Recreation is always a popular topic because so many people move to Tahoe to play in the 155,000 acres in the Lake Tahoe Basin that the Forest Service manages.

The irony is that as local tourism officials change their mantra from gaming to the outdoors, more stresses will be put on an already overused system. LTBMU is one of the heaviest used forests in the country on a per acre/per capita basis.

What more people will mean to an ecosystem that is already taxed and to an agency that is hard up for money to manage its resources remains to be seen.

Eli Llano, assistant forest supervisor, said the current plan is not entirely outdated and therefore his agency is not starting from scratch. He said that nationally all forests are looking at climate change, aquatic invasive species and incorporating new science into their respective plans. These concerns were not part of the 1988 plan.

The idea behind developing a flexible plan is that when changes need to occur it will be easier to do so instead of going through the formal, more cumbersome amendment process.

In the current plan the emphasis is on expanding recreation opportunities in the basin. The focus going forward is maintenance, especially with a $25 million backlog of projects needing to be done to keep the facilities functioning.

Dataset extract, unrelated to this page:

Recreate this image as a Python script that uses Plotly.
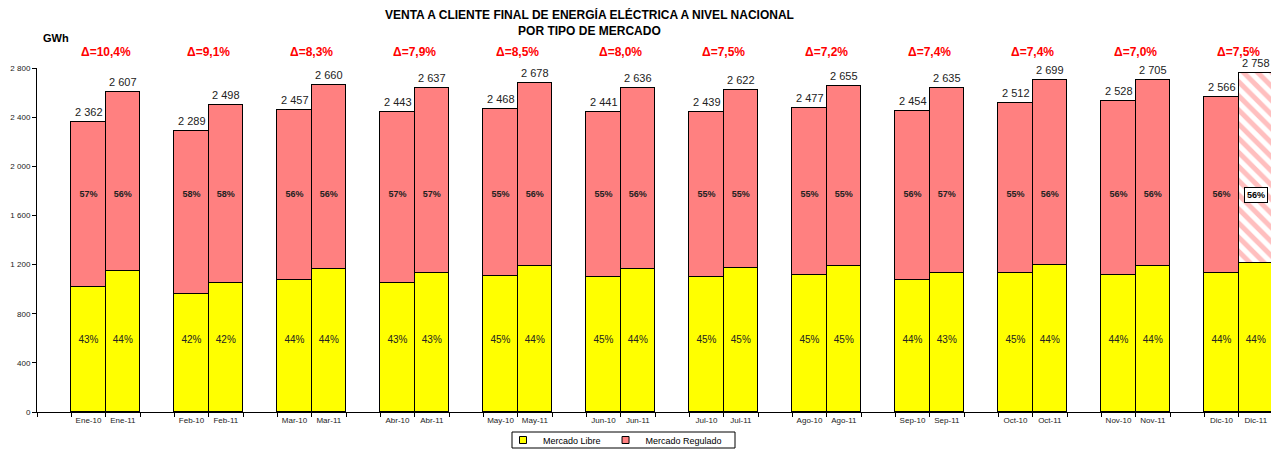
import plotly.graph_objects as go

months = ["Ene", "Feb", "Mar", "Abr", "May", "Jun", "Jul", "Ago", "Sep", "Oct", "Nov", "Dic"]

# totals per bar, order: X-10, X-11 for each month
totals = [2362, 2607, 2289, 2498, 2457, 2660, 2443, 2637, 2468, 2678, 2441, 2636,
          2439, 2622, 2477, 2655, 2454, 2635, 2512, 2699, 2528, 2705, 2566, 2758]
libre = [1017, 1145, 960, 1049, 1078, 1165, 1048, 1130, 1105, 1185, 1095, 1162,
         1100, 1172, 1112, 1190, 1075, 1135, 1128, 1195, 1115, 1190, 1128, 1210]
regulado = [t - l for t, l in zip(totals, libre)]
pct_libre = [43, 44, 42, 42, 44, 44, 43, 43, 45, 44, 45, 44,
             45, 45, 45, 45, 44, 43, 45, 44, 44, 44, 44, 44]
pct_regulado = [57, 56, 58, 58, 56, 56, 57, 57, 55, 56, 55, 56,
                55, 55, 55, 55, 56, 57, 55, 56, 56, 56, 56, 56]
deltas = ["10,4", "9,1", "8,3", "7,9", "8,5", "8,0", "7,5", "7,2", "7,4", "7,4", "7,0", "7,5"]

FONT = "Arial, Liberation Sans, sans-serif"
PINK = "#FF8080"
YELLOW = "#FFFF00"
LABEL_Y_REG = 1765   # the share labels sit at a fixed height in the original
LABEL_Y_LIB = 585

# the page body has an 8px default margin, so size the figure to fit the window
W, H = 1279 - 8, 452 - 8

# category axis: one blank slot before every month pair
cats = []
bar_cats = []
for k, m in enumerate(months):
    cats.append(" " * (k + 1))
    cats += [m + "-10", m + "-11"]
    bar_cats += [m + "-10", m + "-11"]

fmt = lambda v: f"{v:,}".replace(",", " ")

fig = go.Figure()
fig.add_trace(go.Bar(
    x=bar_cats, y=libre, name="Mercado Libre", showlegend=False,
    marker=dict(color=YELLOW, line=dict(color="black", width=1)),
))
# last bar (Dic-11) is an estimate -> hatched
fig.add_trace(go.Bar(
    x=bar_cats[:-1], y=regulado[:-1], name="Mercado Regulado", showlegend=False,
    marker=dict(color=PINK, line=dict(color="black", width=1)),
))
fig.add_trace(go.Bar(
    x=bar_cats[-1:], y=regulado[-1:], name="Mercado Regulado (est.)", showlegend=False,
    marker=dict(color="white", line=dict(color="black", width=1),
                pattern=dict(shape="\\", fgcolor=PINK, bgcolor="white", fillmode="overlay",
                             size=10, solidity=0.5)),
))
# share labels
fig.add_trace(go.Scatter(
    x=bar_cats, y=[LABEL_Y_LIB] * len(bar_cats), mode="text",
    text=[f"{p}%" for p in pct_libre], textfont=dict(size=10, color="#222", family=FONT),
    showlegend=False, hoverinfo="skip",
))
fig.add_trace(go.Scatter(
    x=bar_cats[:-1], y=[LABEL_Y_REG] * (len(bar_cats) - 1), mode="text",
    text=[f"<b>{p}%</b>" for p in pct_regulado[:-1]], textfont=dict(size=9, color="#222", family=FONT),
    showlegend=False, hoverinfo="skip",
))
# legend entries with small square symbols
for name, col in [("Mercado Libre", YELLOW), ("Mercado Regulado", PINK)]:
    fig.add_trace(go.Scatter(
        x=[None], y=[None], mode="markers", name=name,
        marker=dict(symbol="square", size=7, color=col, line=dict(color="black", width=1)),
    ))

annotations = []
# totals above bars
for c, t in zip(bar_cats, totals):
    annotations.append(dict(
        x=c, xref="x", y=t, yref="y", text=fmt(t), yanchor="bottom", yshift=2,
        showarrow=False, font=dict(size=11, color="#222", family=FONT),
    ))
for k, d in enumerate(deltas):
    annotations.append(dict(
        x=3 * k + 1.5, xref="x", y=1.047, yref="paper", text=f"<b>Δ={d}%</b>",
        showarrow=False, font=dict(size=12, color="#FF0000", family=FONT), yanchor="middle",
    ))
# boxed label for the hatched bar
annotations.append(dict(
    x=bar_cats[-1], xref="x", y=LABEL_Y_REG, yref="y",
    text=f"<b>{pct_regulado[-1]}%</b>", showarrow=False,
    font=dict(size=9, color="black", family=FONT),
    bgcolor="white", bordercolor="black", borderwidth=1, borderpad=2,
))
annotations.append(dict(
    x=0.003, xref="paper", xanchor="left", y=1.087, yref="paper", text="<b>GWh</b>",
    showarrow=False, font=dict(size=11, color="black", family=FONT), yanchor="middle",
))
annotations.append(dict(
    x=(589 - 37) / 1236, xref="paper", xanchor="center", y=1.131, yref="paper",
    text="<b>VENTA A CLIENTE FINAL DE ENERGÍA ELÉCTRICA A NIVEL NACIONAL<br>POR TIPO DE MERCADO</b>",
    showarrow=False, font=dict(size=12, color="black", family=FONT), yanchor="middle",
))

fig.update_layout(
    width=W, height=H,
    margin=dict(l=29, r=6, t=60, b=40),
    paper_bgcolor="white", plot_bgcolor="white",
    barmode="stack", bargap=0,
    font=dict(family=FONT, color="black"),
    xaxis=dict(
        type="category", categoryorder="array", categoryarray=cats,
        tickson="boundaries", ticks="outside", ticklen=4, tickcolor="black",
        showline=True, linecolor="black", linewidth=1, tickangle=0, automargin=False,
        tickfont=dict(size=8, family=FONT, color="#222"),
        range=[-0.5, len(cats) - 0.5], showgrid=False,
    ),
    yaxis=dict(
        range=[0, 2800], tickvals=[0, 400, 800, 1200, 1600, 2000, 2400, 2800],
        ticktext=[fmt(v) for v in [0, 400, 800, 1200, 1600, 2000, 2400, 2800]],
        ticks="outside", ticklen=4, tickcolor="black", automargin=False,
        showline=True, linecolor="black", linewidth=1, showgrid=False, zeroline=False,
        tickfont=dict(size=8, family=FONT, color="#222"),
    ),
    legend=dict(
        orientation="h", x=(503 - 37) / 1236, xanchor="left",
        y=12 / H, yref="container", yanchor="middle",
        borderwidth=0, bgcolor="rgba(0,0,0,0)", font=dict(size=9, family=FONT),
        traceorder="normal", itemwidth=30, tracegroupgap=0,
    ),
    shapes=[dict(
        type="rect", xref="paper", yref="paper",
        x0=(512 - 37) / 1236, x1=(735 - 37) / 1236, y0=-(448 - 412) / 344, y1=-(432 - 412) / 344,
        line=dict(color="black", width=1), fillcolor="rgba(0,0,0,0)",
    )],
    annotations=annotations,
    showlegend=True,
)

fig.write_html("out.html")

However, not all expansion ideas are off the table. Under consideration is allowing ski resorts to offer more to the public outside the traditional ski months.

The need for separation of user groups is high on the list of the public’s concerns. People want mountain bikers on trails not used by hikers. Moving snowmobilers someplace else is also a common refrain. Promoting the use of the water trail was also talked about.

Much of the plan is integrated and not isolated. For example, watershed and recreation are tied together when authorities look at removing recreation sites from stream environmental zones.

It’s issues like these the Forest Service will wrestle with as the Forest Plan is created.

As the people in attendance Tuesday broke into three groups, Forest Service personnel wrote down the public’s wish lists.

“Relocate trails from meadows” and “make sure recreation doesn’t interfere with biodiversity” and “increase the amount of fuel reduction” and “restore fire to the landscape for fuel reduction, vegetation conditions, ecological health” were some of the comments.

The LTBMU Forest Plan revision has been in the works for years. Initially an environmental impact statement was not going to be done. However, a court ruling in 2008 changed that course of action. The draft EIS is expected to be released this fall, with a 90-day comment period to follow.

The EIS will have the option of doing nothing, a preferred alternative and several other alternatives. The exact number of other alternatives to be studied has not been determined.

USFS officials anticipate another public hearing to air concerns during the comment period. Responses to comments will then be put together, with the final EIS released in summer 2011. People will have 45 days to appeal it. It will be up to the regional forester in Vallejo to sign off on the framework.

Another meeting on the plan will be tonight from 5-7 at the North Lake Tahoe Conference Center in Kings Beach.